Minimalism is one of the weirder areas of music - it’s not ‘classical’ (though there’s a strong classical influence) and it’s not ‘modern’ (though some of the best modern artists have, again, been heavily influenced by it). It’s not for everyone, but for some it’s like nothing else.
So why am I posting it?
Well, I like for you to think of me as your musical education, only more hilarious. You’re welcome.
On a more serious note, it’s also because of the way that music is these days. Music has become so genre-fied, so pidgeonholed and compartmentalised that it’s easy to become trapped in lo-fi indie rock or acoustic folk-pop or marxist post-punk or leftist rap or Austrian baroque or… So break free, then, and listen to something totally different.
You’ve probably heard Philip Glass before without realising; he’s written scores for everything from The Truman Show to The Hours. Arguably the most “listenable” of minimalist composers, he uses a basic chord pattern and loops melodies over the top to make wonderful, soaring music. Einstein On The Beach is an opera, based on the life of Albert Einstein. It’s not an opera in the traditional sense, though; the whole thing lasts about five hours with no interval (though the audience is allowed to come and go as they please), the play includes five “Knee Plays” intended to join the scenes together as a whole.
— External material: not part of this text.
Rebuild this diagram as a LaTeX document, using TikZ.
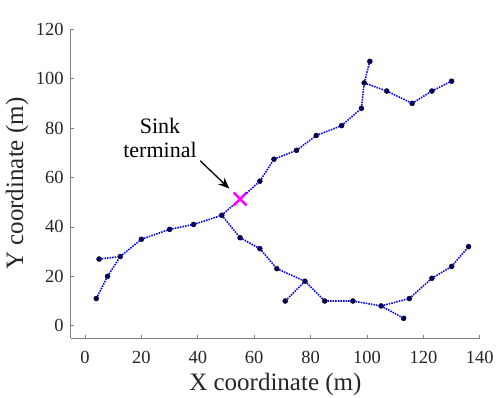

While I’ve only listened to excerpts of the opera, overwhelmingly my favorite piece is the fifth knee play.
It’s weird, yes (counting chants and people talking over each other, anyone?) and yet there’s something profound about the piece - some secret, some piece of knowledge that will only reveal itself through careful listening.
And then the violin kicks in.
It’s odd and it’s different, but it’s also brilliant. And those three words, for me, sums up the best artists and musicians and composers since, well, the start of music.
Give it a listen. See what you think.